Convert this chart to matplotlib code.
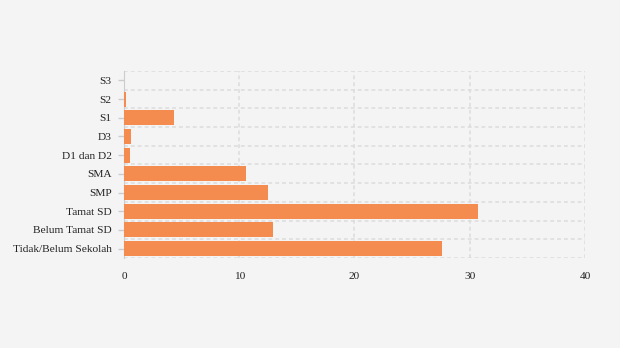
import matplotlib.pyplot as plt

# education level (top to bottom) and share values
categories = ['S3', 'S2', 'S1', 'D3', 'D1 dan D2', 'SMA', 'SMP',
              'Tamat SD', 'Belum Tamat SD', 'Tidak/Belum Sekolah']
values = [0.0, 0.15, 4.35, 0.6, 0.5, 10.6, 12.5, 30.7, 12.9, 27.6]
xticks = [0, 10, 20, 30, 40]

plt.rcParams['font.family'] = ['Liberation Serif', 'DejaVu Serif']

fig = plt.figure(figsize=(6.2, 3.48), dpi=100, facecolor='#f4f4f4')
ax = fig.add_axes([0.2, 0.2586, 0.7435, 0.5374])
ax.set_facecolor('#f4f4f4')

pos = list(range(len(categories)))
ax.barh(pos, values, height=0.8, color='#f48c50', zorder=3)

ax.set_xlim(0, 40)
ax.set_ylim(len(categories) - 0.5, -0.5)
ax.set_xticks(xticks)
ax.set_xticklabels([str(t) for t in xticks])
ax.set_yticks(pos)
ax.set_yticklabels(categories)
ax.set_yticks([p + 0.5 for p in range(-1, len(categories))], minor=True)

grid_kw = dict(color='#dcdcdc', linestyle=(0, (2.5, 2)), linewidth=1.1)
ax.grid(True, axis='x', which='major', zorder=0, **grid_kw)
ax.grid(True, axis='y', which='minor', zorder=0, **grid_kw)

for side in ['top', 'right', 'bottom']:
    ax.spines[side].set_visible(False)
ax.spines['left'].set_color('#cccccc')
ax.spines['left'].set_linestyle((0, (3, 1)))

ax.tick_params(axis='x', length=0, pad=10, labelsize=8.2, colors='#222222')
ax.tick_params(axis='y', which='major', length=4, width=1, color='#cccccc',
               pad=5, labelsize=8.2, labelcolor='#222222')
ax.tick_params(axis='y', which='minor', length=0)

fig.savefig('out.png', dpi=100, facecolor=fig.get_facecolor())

◆ Work to do
Using the data above, write out every line exactly, leaving the images behind.

◆ Complete answer
Convert this chart to matplotlib code.
import matplotlib.pyplot as plt

# education level (top to bottom) and share values
categories = ['S3', 'S2', 'S1', 'D3', 'D1 dan D2', 'SMA', 'SMP',
              'Tamat SD', 'Belum Tamat SD', 'Tidak/Belum Sekolah']
values = [0.0, 0.15, 4.35, 0.6, 0.5, 10.6, 12.5, 30.7, 12.9, 27.6]
xticks = [0, 10, 20, 30, 40]

plt.rcParams['font.family'] = ['Liberation Serif', 'DejaVu Serif']

fig = plt.figure(figsize=(6.2, 3.48), dpi=100, facecolor='#f4f4f4')
ax = fig.add_axes([0.2, 0.2586, 0.7435, 0.5374])
ax.set_facecolor('#f4f4f4')

pos = list(range(len(categories)))
ax.barh(pos, values, height=0.8, color='#f48c50', zorder=3)

ax.set_xlim(0, 40)
ax.set_ylim(len(categories) - 0.5, -0.5)
ax.set_xticks(xticks)
ax.set_xticklabels([str(t) for t in xticks])
ax.set_yticks(pos)
ax.set_yticklabels(categories)
ax.set_yticks([p + 0.5 for p in range(-1, len(categories))], minor=True)

grid_kw = dict(color='#dcdcdc', linestyle=(0, (2.5, 2)), linewidth=1.1)
ax.grid(True, axis='x', which='major', zorder=0, **grid_kw)
ax.grid(True, axis='y', which='minor', zorder=0, **grid_kw)

for side in ['top', 'right', 'bottom']:
    ax.spines[side].set_visible(False)
ax.spines['left'].set_color('#cccccc')
ax.spines['left'].set_linestyle((0, (3, 1)))

ax.tick_params(axis='x', length=0, pad=10, labelsize=8.2, colors='#222222')
ax.tick_params(axis='y', which='major', length=4, width=1, color='#cccccc',
               pad=5, labelsize=8.2, labelcolor='#222222')
ax.tick_params(axis='y', which='minor', length=0)

fig.savefig('out.png', dpi=100, facecolor=fig.get_facecolor())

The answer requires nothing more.